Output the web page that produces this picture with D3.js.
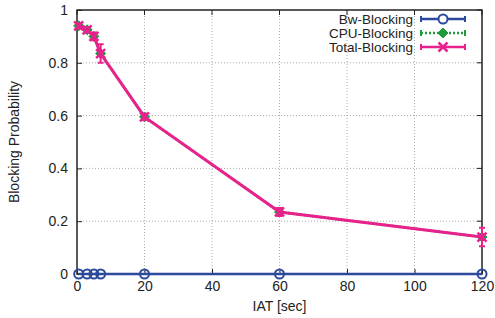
<!DOCTYPE html>
<html>
<head>
<meta charset="utf-8">
<script src="https://cdn.jsdelivr.net/npm/d3@7"></script>
<style>
body { margin: 0; background: #fff; }
text { font-family: "Liberation Sans", Arial, sans-serif; fill: #222; }
</style>
</head>
<body>
<svg id="chart" width="495" height="318"></svg>
<script>
// data
const iat = [0.5, 3, 5, 7, 20, 60, 120];
const bwBlocking = [0, 0, 0, 0, 0, 0, 0];
const cpuBlocking = [0.94, 0.925, 0.9, 0.835, 0.595, 0.235, 0.14];
const totalBlocking = [0.94, 0.925, 0.9, 0.835, 0.595, 0.235, 0.14];
const totalErr = [0.01, 0.01, 0.015, 0.035, 0.012, 0.015, 0.035];
const xTicks = [0, 20, 40, 60, 80, 100, 120];
const yTicks = [0, 0.2, 0.4, 0.6, 0.8, 1];
const seriesNames = ["Bw-Blocking", "CPU-Blocking", "Total-Blocking"];

const blue = "#2b4a9e", green = "#1f9a3c", pink = "#e8228c";

const svg = d3.select("#chart");
const pLeft = 77, pRight = 482, pTop = 10, pBottom = 274;

const x = d3.scaleLinear().domain([0, 120]).range([pLeft, pRight]);
const y = d3.scaleLinear().domain([0, 1]).range([pBottom, pTop]);

// grid
const grid = svg.append("g");
grid.selectAll(".gx").data(xTicks.slice(1, -1)).enter().append("line")
  .attr("x1", d => x(d)).attr("x2", d => x(d))
  .attr("y1", pTop).attr("y2", pBottom)
  .attr("stroke", "#aaa").attr("stroke-dasharray", "1,2");
grid.selectAll(".gy").data(yTicks.slice(1, -1)).enter().append("line")
  .attr("x1", pLeft).attr("x2", pRight)
  .attr("y1", d => y(d)).attr("y2", d => y(d))
  .attr("stroke", "#aaa").attr("stroke-dasharray", "1,2");

// axes
const xAxis = d3.axisBottom(x).tickValues(xTicks).tickSize(-5).tickPadding(7);
const yAxis = d3.axisLeft(y).tickValues(yTicks).tickSize(-5).tickPadding(9)
  .tickFormat(d => d === 0 || d === 1 ? d : d3.format(".1f")(d));

const gx = svg.append("g").attr("transform", `translate(0,${pBottom})`).call(xAxis);
const gy = svg.append("g").attr("transform", `translate(${pLeft},0)`).call(yAxis);
[gx, gy].forEach(g => {
  g.select(".domain").remove();
  g.selectAll("text").style("font-size", "14px").style("fill", "#222");
  g.selectAll("line").attr("stroke", "#222");
});

// top/right ticks
svg.append("g").selectAll("line").data(xTicks).enter().append("line")
  .attr("x1", d => x(d)).attr("x2", d => x(d)).attr("y1", pTop).attr("y2", pTop + 5)
  .attr("stroke", "#222");
svg.append("g").selectAll("line").data(yTicks).enter().append("line")
  .attr("x1", pRight).attr("x2", pRight - 5).attr("y1", d => y(d)).attr("y2", d => y(d))
  .attr("stroke", "#222");

// frame
svg.append("rect").attr("x", pLeft).attr("y", pTop)
  .attr("width", pRight - pLeft).attr("height", pBottom - pTop)
  .attr("fill", "none").attr("stroke", "#222").attr("stroke-width", 1.5);

// axis titles
svg.append("text").attr("x", (pLeft + pRight) / 2).attr("y", 311)
  .attr("text-anchor", "middle").style("font-size", "14px").text("IAT [sec]");
svg.append("text").attr("transform", `translate(19,${(pTop + pBottom) / 2}) rotate(-90)`)
  .attr("text-anchor", "middle").style("font-size", "14px").text("Blocking Probability");

const line = d3.line().x(d => x(d[0])).y(d => y(d[1]));
const pts = vals => iat.map((v, i) => [v, vals[i]]);

// draw a cross marker
function cross(g, cx, cy, s, color) {
  g.append("path")
    .attr("d", `M${cx - s},${cy - s}L${cx + s},${cy + s}M${cx - s},${cy + s}L${cx + s},${cy - s}`)
    .attr("stroke", color).attr("stroke-width", 2.5).attr("fill", "none");
}
function diamond(g, cx, cy, s, color) {
  g.append("path")
    .attr("d", `M${cx},${cy - s}L${cx + s},${cy}L${cx},${cy + s}L${cx - s},${cy}Z`)
    .attr("fill", color).attr("stroke", color).attr("stroke-width", 1);
}

const plot = svg.append("g");

// CPU blocking (green, dotted, diamonds)
plot.append("path").datum(pts(cpuBlocking)).attr("d", line)
  .attr("fill", "none").attr("stroke", green).attr("stroke-width", 2.5)
  .attr("stroke-dasharray", "2,2");
pts(cpuBlocking).forEach(p => diamond(plot, x(p[0]) , y(p[1]), 5, green));

// Total blocking (pink, crosses with error bars)
plot.append("path").datum(pts(totalBlocking)).attr("d", line)
  .attr("fill", "none").attr("stroke", pink).attr("stroke-width", 3);
pts(totalBlocking).forEach((p, i) => {
  const cx = x(p[0]), y0 = y(p[1] - totalErr[i]), y1 = y(p[1] + totalErr[i]);
  plot.append("path")
    .attr("d", `M${cx},${y0}L${cx},${y1}M${cx - 3},${y0}L${cx + 3},${y0}M${cx - 3},${y1}L${cx + 3},${y1}`)
    .attr("stroke", pink).attr("stroke-width", 2).attr("fill", "none");
  cross(plot, cx, y(p[1]), 4.5, pink);
});

// Bw blocking (blue, circles)
plot.append("path").datum(pts(bwBlocking)).attr("d", line)
  .attr("fill", "none").attr("stroke", blue).attr("stroke-width", 2.5);
plot.selectAll(".bw").data(pts(bwBlocking)).enter().append("circle")
  .attr("cx", d => x(d[0])).attr("cy", d => y(d[1])).attr("r", 4.5)
  .attr("fill", "none").attr("stroke", blue).attr("stroke-width", 2);

// legend
const leg = svg.append("g");
const colors = [blue, green, pink];
seriesNames.forEach((name, i) => {
  const ly = 19 + i * 14;
  leg.append("text").attr("x", 413).attr("y", ly + 5).attr("text-anchor", "end")
    .style("font-size", "13.5px").text(name);
  const l = leg.append("line").attr("x1", 421).attr("x2", 465).attr("y1", ly).attr("y2", ly)
    .attr("stroke", colors[i]).attr("stroke-width", 2.5);
  if (i === 1) l.attr("stroke-dasharray", "2,2");
  const cx = 443;
  if (i === 0) {
    leg.append("circle").attr("cx", cx).attr("cy", ly).attr("r", 4.5)
      .attr("fill", "#fff").attr("stroke", blue).attr("stroke-width", 2);
  } else if (i === 1) {
    diamond(leg, cx, ly, 5, green);
  } else {
    cross(leg, cx, ly, 4.5, pink);
  }
  leg.append("path").attr("d", `M421,${ly - 3}L421,${ly + 3}M465,${ly - 3}L465,${ly + 3}`)
    .attr("stroke", colors[i]).attr("stroke-width", 2);
});
</script>
</body>
</html>
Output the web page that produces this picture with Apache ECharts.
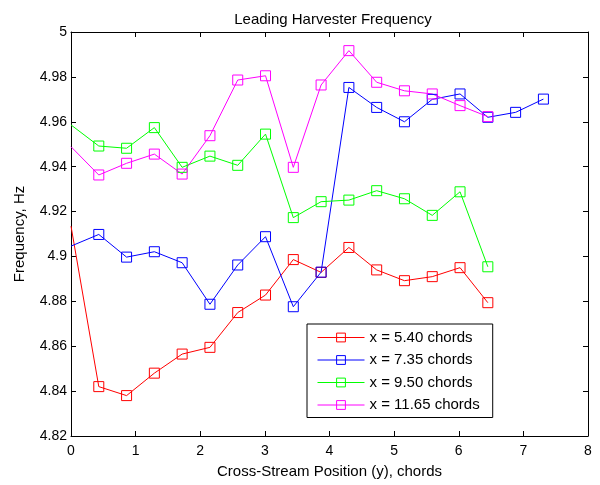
┄┄┄┄┄┄
- [Aim of the task]: Leave out the pictures and repeat the lines from the start of the material through the line with "d3.scaleLinear().domain([0, 1]).range([pBottom, pTop]);", inclusive.

- [Result of the exercise]:
Output the web page that produces this picture with D3.js.
<!DOCTYPE html>
<html>
<head>
<meta charset="utf-8">
<script src="https://cdn.jsdelivr.net/npm/d3@7"></script>
<style>
body { margin: 0; background: #fff; }
text { font-family: "Liberation Sans", Arial, sans-serif; fill: #222; }
</style>
</head>
<body>
<svg id="chart" width="495" height="318"></svg>
<script>
// data
const iat = [0.5, 3, 5, 7, 20, 60, 120];
const bwBlocking = [0, 0, 0, 0, 0, 0, 0];
const cpuBlocking = [0.94, 0.925, 0.9, 0.835, 0.595, 0.235, 0.14];
const totalBlocking = [0.94, 0.925, 0.9, 0.835, 0.595, 0.235, 0.14];
const totalErr = [0.01, 0.01, 0.015, 0.035, 0.012, 0.015, 0.035];
const xTicks = [0, 20, 40, 60, 80, 100, 120];
const yTicks = [0, 0.2, 0.4, 0.6, 0.8, 1];
const seriesNames = ["Bw-Blocking", "CPU-Blocking", "Total-Blocking"];

const blue = "#2b4a9e", green = "#1f9a3c", pink = "#e8228c";

const svg = d3.select("#chart");
const pLeft = 77, pRight = 482, pTop = 10, pBottom = 274;

const x = d3.scaleLinear().domain([0, 120]).range([pLeft, pRight]);
const y = d3.scaleLinear().domain([0, 1]).range([pBottom, pTop]);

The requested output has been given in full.